If you want to objectively measure your level of English, then take an official test. There is a lot of choice, for example, those offered by TELC, IELTS, TOEFL, Cambridge English Language Assessment, etc. These tests will help you determine your level, but the reports won't help you determine your goals, nor are they specific enough to provide information on your weaknesses (you'll have to remember how well you did in each part of the test, which can subjective).
You may also be able to find some informal tests online; these may give you a rough indication of where you are and help you decide which level to choose in an official test.
So I would recommend the following order of steps:
- Find a free or cheap online test that gives you a rough estimate of your level.
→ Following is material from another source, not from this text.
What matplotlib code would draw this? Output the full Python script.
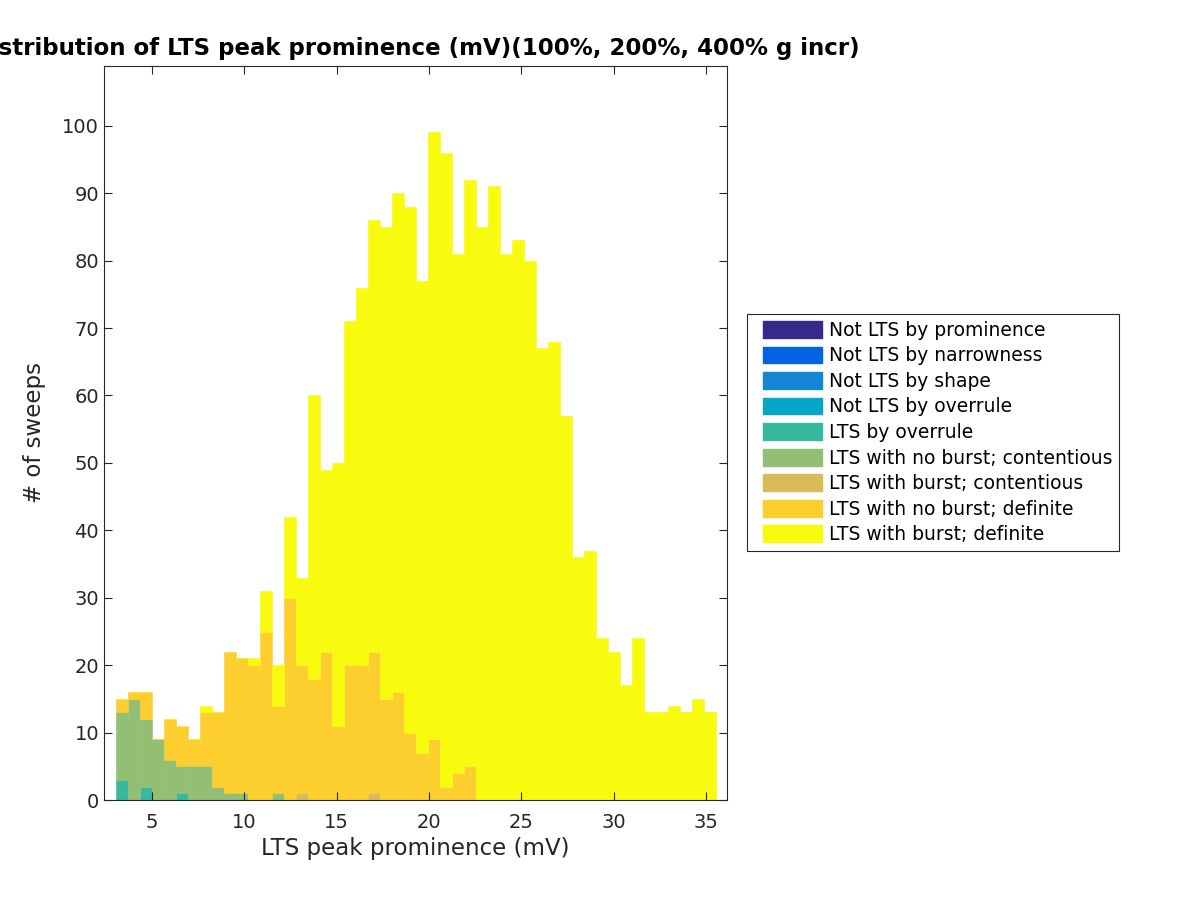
import numpy as np
import matplotlib
matplotlib.use("Agg")
from matplotlib import pyplot as plt
from matplotlib.patches import Patch, Rectangle
from matplotlib.legend_handler import HandlerPatch

plt.rcParams['font.family'] = ['DejaVu Sans']

# counts per bin (50 bins), one list per sweep class
not_lts_prominence = [0] * 50
not_lts_narrowness = [0] * 50
not_lts_shape = [0] * 50
not_lts_overrule = [0] * 50
lts_overrule = [3, 0, 2, 0, 0, 1, 0, 0, 0, 0,
                0, 0, 0, 0, 0, 0, 0, 0, 0, 0,
                0, 0, 0, 0, 0, 0, 0, 0, 0, 0,
                0, 0, 0, 0, 0, 0, 0, 0, 0, 0,
                0, 0, 0, 0, 0, 0, 0, 0, 0, 0]
lts_noburst_cont = [10, 15, 10, 9, 6, 4, 5, 5, 2, 1,
                    1, 0, 0, 1, 0, 0, 0, 0, 0, 0,
                    0, 0, 0, 0, 0, 0, 0, 0, 0, 0,
                    0, 0, 0, 0, 0, 0, 0, 0, 0, 0,
                    0, 0, 0, 0, 0, 0, 0, 0, 0, 0]
lts_burst_cont = [0, 0, 0, 0, 0, 0, 0, 0, 0, 0,
                  0, 0, 0, 0, 0, 1, 0, 0, 0, 0,
                  0, 1, 0, 0, 0, 0, 0, 0, 0, 0,
                  0, 0, 0, 0, 0, 0, 0, 0, 0, 0,
                  0, 0, 0, 0, 0, 0, 0, 0, 0, 0]
lts_noburst_def = [2, 1, 4, 0, 6, 6, 4, 8, 11, 21,
                   20, 20, 25, 13, 30, 19, 18, 22, 11, 20,
                   20, 21, 15, 16, 10, 7, 9, 2, 4, 5,
                   0, 0, 0, 0, 0, 0, 0, 0, 0, 0,
                   0, 0, 0, 0, 0, 0, 0, 0, 0, 0]
lts_burst_def = [0, 0, 0, 0, 0, 0, 0, 1, 0, 0,
                 0, 1, 6, 6, 12, 13, 42, 27, 39, 51,
                 56, 64, 70, 74, 78, 70, 90, 94, 77, 87,
                 85, 91, 81, 83, 80, 67, 68, 57, 36, 37,
                 24, 22, 17, 24, 13, 13, 14, 13, 15, 13]

labels = ["Not LTS by prominence", "Not LTS by narrowness", "Not LTS by shape",
          "Not LTS by overrule", "LTS by overrule", "LTS with no burst; contentious",
          "LTS with burst; contentious", "LTS with no burst; definite",
          "LTS with burst; definite"]
colors = ["#352a87", "#0363e1", "#1485d4", "#06a7c6", "#38b99e",
          "#92bf73", "#d9ba56", "#fcce2e", "#f9fb0e"]
series = [not_lts_prominence, not_lts_narrowness, not_lts_shape, not_lts_overrule,
          lts_overrule, lts_noburst_cont, lts_burst_cont, lts_noburst_def, lts_burst_def]

edges = np.linspace(3.06, 35.51, 51)
centers = (edges[:-1] + edges[1:]) / 2
width = edges[1] - edges[0]

fig = plt.figure(figsize=(12, 9), dpi=100)
ax = fig.add_axes([0.0867, 0.111, 0.519, 0.816])

bottom = np.zeros(50)
for vals, c in zip(series, colors):
    vals = np.array(vals, dtype=float)
    ax.bar(centers, vals, width=width, bottom=bottom, color=c, edgecolor=c,
           linewidth=0.4)
    bottom += vals

ax.set_xlim(2.415, 36.11)
ax.set_ylim(0, 108.9)
ax.set_xticks(range(5, 36, 5))
ax.set_yticks(range(0, 101, 10))

dark = "#262626"
for s in ax.spines.values():
    s.set_color(dark)
    s.set_linewidth(0.8)
ax.tick_params(direction="in", top=True, right=True, length=6, width=0.8,
               colors=dark, labelsize=14)
ax.tick_params(axis="x", pad=9)

ax.set_xlabel("LTS peak prominence (mV)", fontsize=16.5, color=dark, labelpad=4)
ax.set_ylabel("# of sweeps", fontsize=16.5, color=dark, labelpad=12)
ax.set_title("Distribution of LTS peak prominence (mV)(100%, 200%, 400% g incr)",
             fontsize=16.5, fontweight="bold", pad=8)


def shifted_patch(legend, orig_handle, xdescent, ydescent, width, height, fontsize):
    gap = 6.5
    return Rectangle((-xdescent + gap, -ydescent), width - gap, height)


handles = [Patch(facecolor=c, edgecolor=c, label=lab) for c, lab in zip(colors, labels)]
leg = ax.legend(handles=handles, loc="center left",
                bbox_to_anchor=(747 / 1200, 1 - 432.5 / 900),
                bbox_transform=fig.transFigure, fontsize=13.5, frameon=True,
                fancybox=False, edgecolor=dark, framealpha=1,
                handler_map={Patch: HandlerPatch(patch_func=shifted_patch)},
                handlelength=3.65, handleheight=1.0, handletextpad=0.38,
                labelspacing=0.35, borderpad=0.35, borderaxespad=0)
leg.get_frame().set_linewidth(0.8)

fig.savefig("out.png", dpi=100)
- Determine your specific goals and weaknesses.
- Direct your independent learning towards these goals and weaknesses.
- If you find too many weaknesses, especially in general English language skills, take a general course. Ask the language school if they provide an entrance tests to determine your level. This test may be more accurate than the free tests you find online.
- If you find that your weaknesses are mostly in the specific skills you need for an academic or a business environment, than find a course that focuses on that type of English (academic or business).
- If you still want or need an official certificate that identifies your level, you can take one of the official tests listed above. (I don't think any of these test costs less than €100; only you can decide whether the cost is worth the certificate.)